* _What you are asked to do_
Read the records below and copy each line that contains "this".

********

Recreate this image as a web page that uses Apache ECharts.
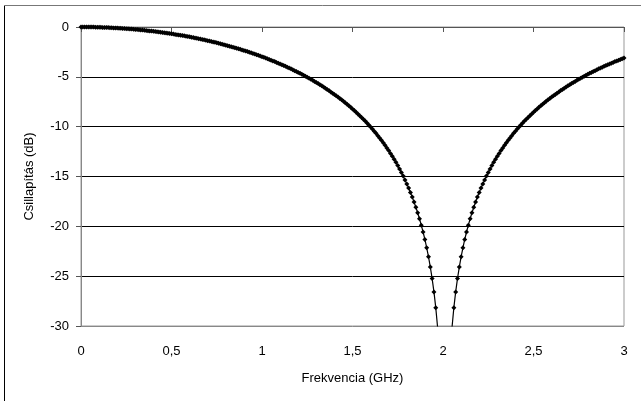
<!DOCTYPE html>
<html>
<head>
<meta charset="utf-8">
<script src="https://cdn.jsdelivr.net/npm/echarts@6/dist/echarts.min.js"></script>
<style>
html,body{margin:0;padding:0;background:#fff;}
#c{width:641px;height:401px;}
</style>
</head>
<body>
<div id="c"></div>
<script>
// Frequency sampling step (GHz) and attenuation values (0 .. 3 GHz)
const freqStepGHz = 0.01;
const attenuationDb = [
  0, 0, 0, 0, 0, -0.01, -0.01, -0.01, -0.02, -0.02,
  -0.03, -0.03, -0.04, -0.04, -0.05, -0.06, -0.07, -0.08, -0.09, -0.10,
  -0.11, -0.12, -0.13, -0.14, -0.15, -0.17, -0.18, -0.19, -0.21, -0.22,
  -0.24, -0.26, -0.27, -0.29, -0.31, -0.33, -0.35, -0.37, -0.39, -0.41,
  -0.43, -0.45, -0.48, -0.50, -0.52, -0.55, -0.57, -0.60, -0.63, -0.65,
  -0.68, -0.71, -0.74, -0.77, -0.80, -0.83, -0.86, -0.89, -0.92, -0.96,
  -0.99, -1.03, -1.06, -1.10, -1.13, -1.17, -1.21, -1.25, -1.29, -1.33,
  -1.37, -1.41, -1.45, -1.50, -1.54, -1.59, -1.63, -1.68, -1.72, -1.77,
  -1.82, -1.87, -1.92, -1.97, -2.02, -2.08, -2.13, -2.18, -2.24, -2.30,
  -2.35, -2.41, -2.47, -2.53, -2.59, -2.65, -2.72, -2.78, -2.84, -2.91,
  -2.98, -3.04, -3.11, -3.18, -3.25, -3.33, -3.40, -3.47, -3.55, -3.63,
  -3.71, -3.79, -3.87, -3.95, -4.03, -4.12, -4.20, -4.29, -4.38, -4.47,
  -4.56, -4.65, -4.75, -4.84, -4.94, -5.04, -5.14, -5.25, -5.35, -5.46,
  -5.57, -5.68, -5.79, -5.90, -6.02, -6.14, -6.26, -6.38, -6.51, -6.64,
  -6.77, -6.90, -7.03, -7.17, -7.31, -7.46, -7.60, -7.75, -7.91, -8.06,
  -8.22, -8.38, -8.55, -8.72, -8.90, -9.07, -9.26, -9.44, -9.64, -9.83,
  -10.04, -10.24, -10.46, -10.67, -10.90, -11.13, -11.37, -11.61, -11.87, -12.13,
  -12.40, -12.68, -12.97, -13.27, -13.58, -13.90, -14.24, -14.59, -14.95, -15.34,
  -15.74, -16.16, -16.60, -17.06, -17.56, -18.08, -18.64, -19.24, -19.88, -20.57,
  -21.32, -22.15, -23.06, -24.09, -25.24, -26.58, -28.16, -30.10, -32.60, -36.12,
  -42.14, -60.00, -42.14, -36.12, -32.60, -30.10, -28.16, -26.58, -25.24, -24.09,
  -23.06, -22.15, -21.32, -20.57, -19.88, -19.24, -18.64, -18.08, -17.56, -17.06,
  -16.60, -16.16, -15.74, -15.34, -14.95, -14.59, -14.24, -13.90, -13.58, -13.27,
  -12.97, -12.68, -12.40, -12.13, -11.87, -11.61, -11.37, -11.13, -10.90, -10.67,
  -10.46, -10.24, -10.04, -9.83, -9.64, -9.44, -9.26, -9.07, -8.90, -8.72,
  -8.55, -8.38, -8.22, -8.06, -7.91, -7.75, -7.60, -7.46, -7.31, -7.17,
  -7.03, -6.90, -6.77, -6.64, -6.51, -6.38, -6.26, -6.14, -6.02, -5.90,
  -5.79, -5.68, -5.57, -5.46, -5.35, -5.25, -5.14, -5.04, -4.94, -4.84,
  -4.75, -4.65, -4.56, -4.47, -4.38, -4.29, -4.20, -4.12, -4.03, -3.95,
  -3.87, -3.79, -3.71, -3.63, -3.55, -3.47, -3.40, -3.33, -3.25, -3.18,
  -3.11
];
const xTickLabels = ['0', '0,5', '1', '1,5', '2', '2,5', '3'];
const yTickLabels = ['-30', '-25', '-20', '-15', '-10', '-5', '0'];
const xAxisTitle = 'Frekvencia (GHz)';
const yAxisTitle = 'Csillapítás (dB)';

const seriesData = attenuationDb.map((v, i) => [+(i * freqStepGHz).toFixed(2), v]);

const chart = echarts.init(document.getElementById('c'), null, {renderer: 'canvas'});
const font = 'Liberation Sans, Arial, sans-serif';
chart.setOption({
  animation: false,
  backgroundColor: '#fff',
  graphic: [
    {type: 'line', shape: {x1: 4.5, y1: 5.5, x2: 4.5, y2: 401}, style: {stroke: '#000', lineWidth: 1}, z: 0},
    {type: 'line', shape: {x1: 4.5, y1: 5.5, x2: 641, y2: 5.5}, style: {stroke: '#777', lineWidth: 1}, z: 0}
  ],
  grid: {left: 81, right: 17, top: 27, bottom: 75, show: true, borderColor: '#999', borderWidth: 1, backgroundColor: '#fff'},
  xAxis: {
    type: 'value', min: 0, max: 3, interval: 0.5,
    name: xAxisTitle, nameLocation: 'middle', nameGap: 46,
    nameTextStyle: {fontFamily: font, fontSize: 13, color: '#000'},
    axisLine: {show: true, lineStyle: {color: '#555', width: 1}},
    axisTick: {show: true, length: 5, lineStyle: {color: '#555'}},
    axisLabel: {fontFamily: font, fontSize: 13, color: '#000', margin: 19,
      formatter: v => xTickLabels[Math.round(v / 0.5)]},
    splitLine: {show: false}
  },
  yAxis: {
    type: 'value', min: -30, max: 0, interval: 5,
    name: yAxisTitle, nameLocation: 'middle', nameGap: 45, nameRotate: 90,
    nameTextStyle: {fontFamily: font, fontSize: 13, color: '#000'},
    axisLine: {show: true, lineStyle: {color: '#888', width: 1}},
    axisTick: {show: true, length: 5, lineStyle: {color: '#555'}},
    axisLabel: {fontFamily: font, fontSize: 13, color: '#000', margin: 12,
      formatter: v => yTickLabels[Math.round((v + 30) / 5)]},
    splitLine: {show: true, lineStyle: {color: ['#888', '#000', '#000', '#000', '#000', '#000', '#999'], width: 1}}
  },
  series: [{
    type: 'line',
    data: seriesData,
    clip: true,
    symbol: 'diamond',
    symbolSize: 5,
    showSymbol: true,
    lineStyle: {color: '#000', width: 1.2},
    itemStyle: {color: '#000'},
    z: 5
  }]
});
</script>
</body>
</html>
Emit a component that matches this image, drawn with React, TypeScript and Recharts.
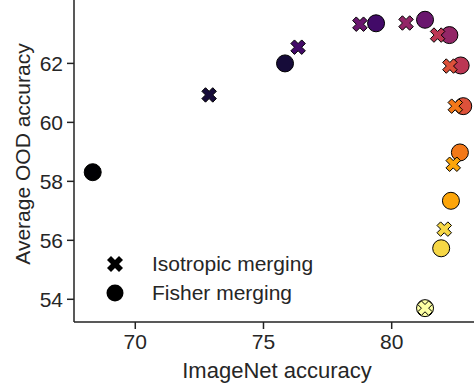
import { Scatter, ScatterChart, XAxis, YAxis } from "recharts";

// inferno colormap, 11 steps (shared by both merging methods)
const stepColors = [
  "#000004", "#160b39", "#420a68", "#6a176e", "#932667", "#bc3754",
  "#dd513a", "#f37819", "#fca50a", "#f6d746", "#fcffa4",
];

const isotropicImageNet = [68.34, 72.88, 76.35, 78.76, 80.56, 81.79, 82.27, 82.48, 82.40, 82.05, 81.30];
const isotropicOod = [58.31, 60.93, 62.55, 63.33, 63.37, 62.96, 61.91, 60.55, 58.58, 56.38, 53.70];

const fisherImageNet = [68.34, 75.84, 79.39, 81.30, 82.25, 82.69, 82.79, 82.66, 82.31, 81.93, 81.30];
const fisherOod = [58.31, 62.0, 63.36, 63.48, 62.96, 61.93, 60.55, 58.98, 57.34, 55.73, 53.70];

const xTicks = [70, 75, 80];
const yTicks = [54, 56, 58, 60, 62];

const isotropicData = isotropicImageNet.map((x, i) => ({ x, y: isotropicOod[i], color: stepColors[i] }));
const fisherData = fisherImageNet.map((x, i) => ({ x, y: fisherOod[i], color: stepColors[i] }));

const INK = "#262626";
const FONT = "'Liberation Sans', Arial, Helvetica, sans-serif";

// matplotlib's filled "X" marker
const xPoints = [
  [-1, -2], [0, -1], [1, -2], [2, -1], [1, 0], [2, 1],
  [1, 2], [0, 1], [-1, 2], [-2, 1], [-1, 0], [-2, -1],
];

function xPath(cx: number, cy: number, size: number) {
  const k = size / 4;
  return xPoints.map(([px, py], i) => `${i ? "L" : "M"}${cx + px * k},${cy + py * k}`).join("") + "Z";
}

function CrossMark(props: any) {
  const { cx, cy, payload } = props;
  return <path d={xPath(cx, cy, 14.5)} fill={payload.color} stroke="#000" strokeWidth={1} strokeLinejoin="miter" />;
}

function DotMark(props: any) {
  const { cx, cy, payload } = props;
  return <circle cx={cx} cy={cy} r={8.5} fill={payload.color} stroke="#000" strokeWidth={1} />;
}

function LegendBox() {
  const rows = [
    { name: "Isotropic merging", kind: "x" },
    { name: "Fisher merging", kind: "o" },
  ];
  return (
    <div style={{ position: "absolute", left: 105, top: 249.5, fontFamily: FONT, fontSize: 21, color: INK }}>
      {rows.map((r) => (
        <div key={r.name} style={{ display: "flex", alignItems: "center", height: 29, whiteSpace: "nowrap" }}>
          <svg width={20} height={20} style={{ marginRight: 27 }}>
            {r.kind === "x" ? (
              <path d={xPath(10, 10, 16)} fill="#000" />
            ) : (
              <circle cx={10} cy={10} r={8.5} fill="#000" />
            )}
          </svg>
          <span>{r.name}</span>
        </div>
      ))}
    </div>
  );
}

export default function App() {
  return (
    <div style={{ position: "absolute", left: 0, top: 0, width: 474, height: 383, background: "#fff" }}>
      <ScatterChart width={474} height={383} margin={{ top: 0, right: 0, bottom: 0, left: 0 }}>
        <XAxis
          type="number"
          dataKey="x"
          domain={[67.61, 83.21]}
          ticks={xTicks}
          allowDataOverflow
          height={61}
          stroke="#222"
          strokeWidth={1.5}
          tickSize={7}
          tickMargin={5}
          tick={{ fill: INK, fontSize: 21, fontFamily: FONT }}
          label={{
            content: () => (
              <text x={277} y={378} textAnchor="middle" fill={INK} fontSize={22} fontFamily={FONT}>
                ImageNet accuracy
              </text>
            ),
          }}
        />
        <YAxis
          type="number"
          dataKey="y"
          domain={[53.23, 64.15]}
          ticks={yTicks}
          allowDataOverflow
          width={74}
          stroke="#222"
          strokeWidth={1.5}
          tickSize={7}
          tickMargin={4}
          tick={{ fill: INK, fontSize: 21, fontFamily: FONT }}
          label={{
            content: () => (
              <text
                x={30}
                y={154}
                transform="rotate(-90 30 154)"
                textAnchor="middle"
                fill={INK}
                fontSize={21}
                fontFamily={FONT}
              >
                Average OOD accuracy
              </text>
            ),
          }}
        />
        <Scatter name="Fisher merging" data={fisherData} shape={(p: any) => <DotMark {...p} />} isAnimationActive={false} />
        <Scatter name="Isotropic merging" data={isotropicData} shape={(p: any) => <CrossMark {...p} />} isAnimationActive={false} />
      </ScatterChart>
      <LegendBox />
    </div>
  );
}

********

* _Written solution_
Recreate this image as a web page that uses Apache ECharts.
Emit a component that matches this image, drawn with React, TypeScript and Recharts.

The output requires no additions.